• _Data excerpt_
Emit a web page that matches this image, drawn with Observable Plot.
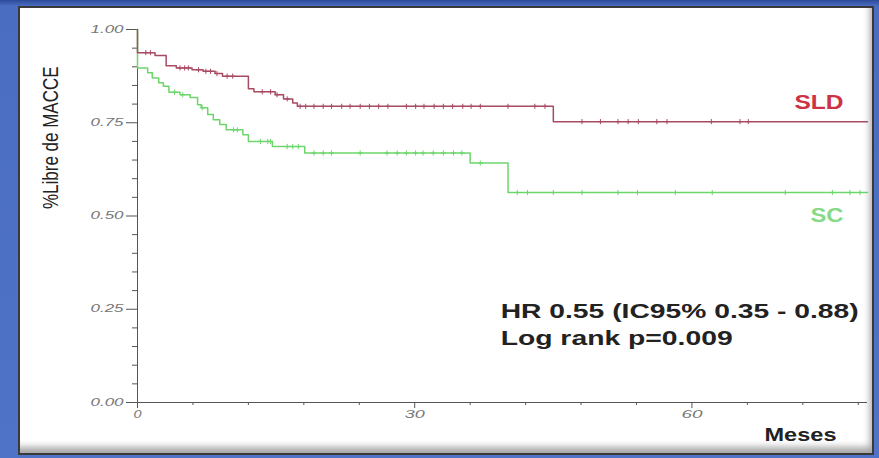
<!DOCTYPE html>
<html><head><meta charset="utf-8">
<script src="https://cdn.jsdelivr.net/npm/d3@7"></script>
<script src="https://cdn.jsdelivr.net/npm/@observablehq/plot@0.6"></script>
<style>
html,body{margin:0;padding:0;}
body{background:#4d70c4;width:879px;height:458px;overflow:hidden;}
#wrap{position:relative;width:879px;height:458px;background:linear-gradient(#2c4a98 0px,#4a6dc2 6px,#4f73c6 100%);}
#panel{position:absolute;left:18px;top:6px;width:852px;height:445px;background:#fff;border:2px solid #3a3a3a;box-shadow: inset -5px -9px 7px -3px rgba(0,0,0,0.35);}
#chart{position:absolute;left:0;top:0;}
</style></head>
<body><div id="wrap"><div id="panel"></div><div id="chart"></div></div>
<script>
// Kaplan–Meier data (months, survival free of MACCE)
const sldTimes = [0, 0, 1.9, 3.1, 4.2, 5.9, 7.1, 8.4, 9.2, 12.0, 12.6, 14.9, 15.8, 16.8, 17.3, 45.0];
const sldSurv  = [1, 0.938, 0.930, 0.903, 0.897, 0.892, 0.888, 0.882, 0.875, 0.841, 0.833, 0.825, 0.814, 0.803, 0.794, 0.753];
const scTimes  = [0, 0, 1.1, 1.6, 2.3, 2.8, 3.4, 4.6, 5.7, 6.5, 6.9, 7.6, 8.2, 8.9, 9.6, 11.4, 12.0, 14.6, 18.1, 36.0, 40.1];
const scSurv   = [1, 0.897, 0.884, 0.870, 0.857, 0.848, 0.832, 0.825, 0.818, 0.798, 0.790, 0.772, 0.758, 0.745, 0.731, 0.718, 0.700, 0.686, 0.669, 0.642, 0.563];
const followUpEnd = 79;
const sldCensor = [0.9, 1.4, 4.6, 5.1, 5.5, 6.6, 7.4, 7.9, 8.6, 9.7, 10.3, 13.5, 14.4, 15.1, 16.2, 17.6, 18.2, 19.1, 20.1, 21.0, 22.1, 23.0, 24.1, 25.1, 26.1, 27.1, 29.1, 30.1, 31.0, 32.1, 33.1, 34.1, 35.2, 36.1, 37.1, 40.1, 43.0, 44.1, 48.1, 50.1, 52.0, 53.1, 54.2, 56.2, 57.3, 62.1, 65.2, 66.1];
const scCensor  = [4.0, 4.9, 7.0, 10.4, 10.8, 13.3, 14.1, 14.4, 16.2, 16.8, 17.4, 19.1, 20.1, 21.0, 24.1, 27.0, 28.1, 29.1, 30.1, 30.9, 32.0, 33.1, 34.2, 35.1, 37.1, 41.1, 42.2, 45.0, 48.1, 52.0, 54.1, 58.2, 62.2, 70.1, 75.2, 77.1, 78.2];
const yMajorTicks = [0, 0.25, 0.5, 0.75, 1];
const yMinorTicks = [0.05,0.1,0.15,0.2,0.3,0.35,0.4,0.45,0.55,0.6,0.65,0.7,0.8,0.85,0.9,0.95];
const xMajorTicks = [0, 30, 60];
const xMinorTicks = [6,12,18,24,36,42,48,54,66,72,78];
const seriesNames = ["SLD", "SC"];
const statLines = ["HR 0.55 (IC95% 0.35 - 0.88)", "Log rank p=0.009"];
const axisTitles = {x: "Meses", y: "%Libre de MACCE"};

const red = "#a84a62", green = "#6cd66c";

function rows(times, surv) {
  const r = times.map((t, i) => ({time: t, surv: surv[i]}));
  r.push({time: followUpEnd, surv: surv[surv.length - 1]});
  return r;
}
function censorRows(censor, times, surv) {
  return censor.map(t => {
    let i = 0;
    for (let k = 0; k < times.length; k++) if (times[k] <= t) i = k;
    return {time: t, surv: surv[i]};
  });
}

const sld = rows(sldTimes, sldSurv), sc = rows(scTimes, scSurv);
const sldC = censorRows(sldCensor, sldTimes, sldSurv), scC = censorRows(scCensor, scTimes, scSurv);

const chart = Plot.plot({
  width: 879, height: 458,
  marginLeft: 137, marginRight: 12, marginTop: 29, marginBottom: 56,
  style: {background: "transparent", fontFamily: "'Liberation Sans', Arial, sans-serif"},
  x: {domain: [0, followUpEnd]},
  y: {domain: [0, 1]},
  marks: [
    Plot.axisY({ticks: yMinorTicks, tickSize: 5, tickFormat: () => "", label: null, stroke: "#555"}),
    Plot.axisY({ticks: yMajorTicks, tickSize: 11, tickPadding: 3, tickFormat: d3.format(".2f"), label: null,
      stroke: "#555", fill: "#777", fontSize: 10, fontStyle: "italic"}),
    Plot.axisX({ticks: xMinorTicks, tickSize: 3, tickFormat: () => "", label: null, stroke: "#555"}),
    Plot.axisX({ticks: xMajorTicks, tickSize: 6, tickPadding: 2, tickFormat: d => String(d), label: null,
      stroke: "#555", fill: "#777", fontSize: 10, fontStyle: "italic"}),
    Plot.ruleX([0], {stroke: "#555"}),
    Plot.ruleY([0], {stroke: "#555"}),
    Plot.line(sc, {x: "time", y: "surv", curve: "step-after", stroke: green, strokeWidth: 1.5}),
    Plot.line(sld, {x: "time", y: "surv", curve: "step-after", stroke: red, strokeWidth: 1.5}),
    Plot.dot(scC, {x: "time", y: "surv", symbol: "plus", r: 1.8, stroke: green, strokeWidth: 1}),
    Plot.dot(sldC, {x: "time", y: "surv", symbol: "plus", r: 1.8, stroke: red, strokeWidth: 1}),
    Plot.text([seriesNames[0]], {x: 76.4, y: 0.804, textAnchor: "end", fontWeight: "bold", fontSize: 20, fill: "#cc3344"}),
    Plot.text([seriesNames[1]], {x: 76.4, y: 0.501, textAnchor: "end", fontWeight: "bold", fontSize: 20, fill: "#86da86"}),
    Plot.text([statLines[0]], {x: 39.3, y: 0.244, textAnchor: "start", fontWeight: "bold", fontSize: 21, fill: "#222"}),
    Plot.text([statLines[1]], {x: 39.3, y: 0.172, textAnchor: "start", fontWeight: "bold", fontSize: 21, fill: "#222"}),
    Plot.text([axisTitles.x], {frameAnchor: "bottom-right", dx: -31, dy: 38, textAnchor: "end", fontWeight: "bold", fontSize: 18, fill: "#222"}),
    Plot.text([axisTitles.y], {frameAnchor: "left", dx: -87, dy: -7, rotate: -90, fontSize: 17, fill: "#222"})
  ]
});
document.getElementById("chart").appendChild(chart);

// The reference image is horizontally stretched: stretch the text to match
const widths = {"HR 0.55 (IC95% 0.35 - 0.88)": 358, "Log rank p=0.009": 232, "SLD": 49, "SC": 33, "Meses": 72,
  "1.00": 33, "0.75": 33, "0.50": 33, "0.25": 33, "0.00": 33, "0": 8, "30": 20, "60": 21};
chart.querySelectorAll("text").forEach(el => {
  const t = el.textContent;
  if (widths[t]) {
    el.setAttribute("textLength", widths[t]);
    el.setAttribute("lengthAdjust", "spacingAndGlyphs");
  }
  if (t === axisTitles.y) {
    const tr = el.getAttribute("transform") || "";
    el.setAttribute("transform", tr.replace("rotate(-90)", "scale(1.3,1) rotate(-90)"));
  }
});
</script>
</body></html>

• _What you need to do_
Print the complete listing exactly, apart from any pictures.

• _Correct answer_
Emit a web page that matches this image, drawn with Observable Plot.
<!DOCTYPE html>
<html><head><meta charset="utf-8">
<script src="https://cdn.jsdelivr.net/npm/d3@7"></script>
<script src="https://cdn.jsdelivr.net/npm/@observablehq/plot@0.6"></script>
<style>
html,body{margin:0;padding:0;}
body{background:#4d70c4;width:879px;height:458px;overflow:hidden;}
#wrap{position:relative;width:879px;height:458px;background:linear-gradient(#2c4a98 0px,#4a6dc2 6px,#4f73c6 100%);}
#panel{position:absolute;left:18px;top:6px;width:852px;height:445px;background:#fff;border:2px solid #3a3a3a;box-shadow: inset -5px -9px 7px -3px rgba(0,0,0,0.35);}
#chart{position:absolute;left:0;top:0;}
</style></head>
<body><div id="wrap"><div id="panel"></div><div id="chart"></div></div>
<script>
// Kaplan–Meier data (months, survival free of MACCE)
const sldTimes = [0, 0, 1.9, 3.1, 4.2, 5.9, 7.1, 8.4, 9.2, 12.0, 12.6, 14.9, 15.8, 16.8, 17.3, 45.0];
const sldSurv  = [1, 0.938, 0.930, 0.903, 0.897, 0.892, 0.888, 0.882, 0.875, 0.841, 0.833, 0.825, 0.814, 0.803, 0.794, 0.753];
const scTimes  = [0, 0, 1.1, 1.6, 2.3, 2.8, 3.4, 4.6, 5.7, 6.5, 6.9, 7.6, 8.2, 8.9, 9.6, 11.4, 12.0, 14.6, 18.1, 36.0, 40.1];
const scSurv   = [1, 0.897, 0.884, 0.870, 0.857, 0.848, 0.832, 0.825, 0.818, 0.798, 0.790, 0.772, 0.758, 0.745, 0.731, 0.718, 0.700, 0.686, 0.669, 0.642, 0.563];
const followUpEnd = 79;
const sldCensor = [0.9, 1.4, 4.6, 5.1, 5.5, 6.6, 7.4, 7.9, 8.6, 9.7, 10.3, 13.5, 14.4, 15.1, 16.2, 17.6, 18.2, 19.1, 20.1, 21.0, 22.1, 23.0, 24.1, 25.1, 26.1, 27.1, 29.1, 30.1, 31.0, 32.1, 33.1, 34.1, 35.2, 36.1, 37.1, 40.1, 43.0, 44.1, 48.1, 50.1, 52.0, 53.1, 54.2, 56.2, 57.3, 62.1, 65.2, 66.1];
const scCensor  = [4.0, 4.9, 7.0, 10.4, 10.8, 13.3, 14.1, 14.4, 16.2, 16.8, 17.4, 19.1, 20.1, 21.0, 24.1, 27.0, 28.1, 29.1, 30.1, 30.9, 32.0, 33.1, 34.2, 35.1, 37.1, 41.1, 42.2, 45.0, 48.1, 52.0, 54.1, 58.2, 62.2, 70.1, 75.2, 77.1, 78.2];
const yMajorTicks = [0, 0.25, 0.5, 0.75, 1];
const yMinorTicks = [0.05,0.1,0.15,0.2,0.3,0.35,0.4,0.45,0.55,0.6,0.65,0.7,0.8,0.85,0.9,0.95];
const xMajorTicks = [0, 30, 60];
const xMinorTicks = [6,12,18,24,36,42,48,54,66,72,78];
const seriesNames = ["SLD", "SC"];
const statLines = ["HR 0.55 (IC95% 0.35 - 0.88)", "Log rank p=0.009"];
const axisTitles = {x: "Meses", y: "%Libre de MACCE"};

const red = "#a84a62", green = "#6cd66c";

function rows(times, surv) {
  const r = times.map((t, i) => ({time: t, surv: surv[i]}));
  r.push({time: followUpEnd, surv: surv[surv.length - 1]});
  return r;
}
function censorRows(censor, times, surv) {
  return censor.map(t => {
    let i = 0;
    for (let k = 0; k < times.length; k++) if (times[k] <= t) i = k;
    return {time: t, surv: surv[i]};
  });
}

const sld = rows(sldTimes, sldSurv), sc = rows(scTimes, scSurv);
const sldC = censorRows(sldCensor, sldTimes, sldSurv), scC = censorRows(scCensor, scTimes, scSurv);

const chart = Plot.plot({
  width: 879, height: 458,
  marginLeft: 137, marginRight: 12, marginTop: 29, marginBottom: 56,
  style: {background: "transparent", fontFamily: "'Liberation Sans', Arial, sans-serif"},
  x: {domain: [0, followUpEnd]},
  y: {domain: [0, 1]},
  marks: [
    Plot.axisY({ticks: yMinorTicks, tickSize: 5, tickFormat: () => "", label: null, stroke: "#555"}),
    Plot.axisY({ticks: yMajorTicks, tickSize: 11, tickPadding: 3, tickFormat: d3.format(".2f"), label: null,
      stroke: "#555", fill: "#777", fontSize: 10, fontStyle: "italic"}),
    Plot.axisX({ticks: xMinorTicks, tickSize: 3, tickFormat: () => "", label: null, stroke: "#555"}),
    Plot.axisX({ticks: xMajorTicks, tickSize: 6, tickPadding: 2, tickFormat: d => String(d), label: null,
      stroke: "#555", fill: "#777", fontSize: 10, fontStyle: "italic"}),
    Plot.ruleX([0], {stroke: "#555"}),
    Plot.ruleY([0], {stroke: "#555"}),
    Plot.line(sc, {x: "time", y: "surv", curve: "step-after", stroke: green, strokeWidth: 1.5}),
    Plot.line(sld, {x: "time", y: "surv", curve: "step-after", stroke: red, strokeWidth: 1.5}),
    Plot.dot(scC, {x: "time", y: "surv", symbol: "plus", r: 1.8, stroke: green, strokeWidth: 1}),
    Plot.dot(sldC, {x: "time", y: "surv", symbol: "plus", r: 1.8, stroke: red, strokeWidth: 1}),
    Plot.text([seriesNames[0]], {x: 76.4, y: 0.804, textAnchor: "end", fontWeight: "bold", fontSize: 20, fill: "#cc3344"}),
    Plot.text([seriesNames[1]], {x: 76.4, y: 0.501, textAnchor: "end", fontWeight: "bold", fontSize: 20, fill: "#86da86"}),
    Plot.text([statLines[0]], {x: 39.3, y: 0.244, textAnchor: "start", fontWeight: "bold", fontSize: 21, fill: "#222"}),
    Plot.text([statLines[1]], {x: 39.3, y: 0.172, textAnchor: "start", fontWeight: "bold", fontSize: 21, fill: "#222"}),
    Plot.text([axisTitles.x], {frameAnchor: "bottom-right", dx: -31, dy: 38, textAnchor: "end", fontWeight: "bold", fontSize: 18, fill: "#222"}),
    Plot.text([axisTitles.y], {frameAnchor: "left", dx: -87, dy: -7, rotate: -90, fontSize: 17, fill: "#222"})
  ]
});
document.getElementById("chart").appendChild(chart);

// The reference image is horizontally stretched: stretch the text to match
const widths = {"HR 0.55 (IC95% 0.35 - 0.88)": 358, "Log rank p=0.009": 232, "SLD": 49, "SC": 33, "Meses": 72,
  "1.00": 33, "0.75": 33, "0.50": 33, "0.25": 33, "0.00": 33, "0": 8, "30": 20, "60": 21};
chart.querySelectorAll("text").forEach(el => {
  const t = el.textContent;
  if (widths[t]) {
    el.setAttribute("textLength", widths[t]);
    el.setAttribute("lengthAdjust", "spacingAndGlyphs");
  }
  if (t === axisTitles.y) {
    const tr = el.getAttribute("transform") || "";
    el.setAttribute("transform", tr.replace("rotate(-90)", "scale(1.3,1) rotate(-90)"));
  }
});
</script>
</body></html>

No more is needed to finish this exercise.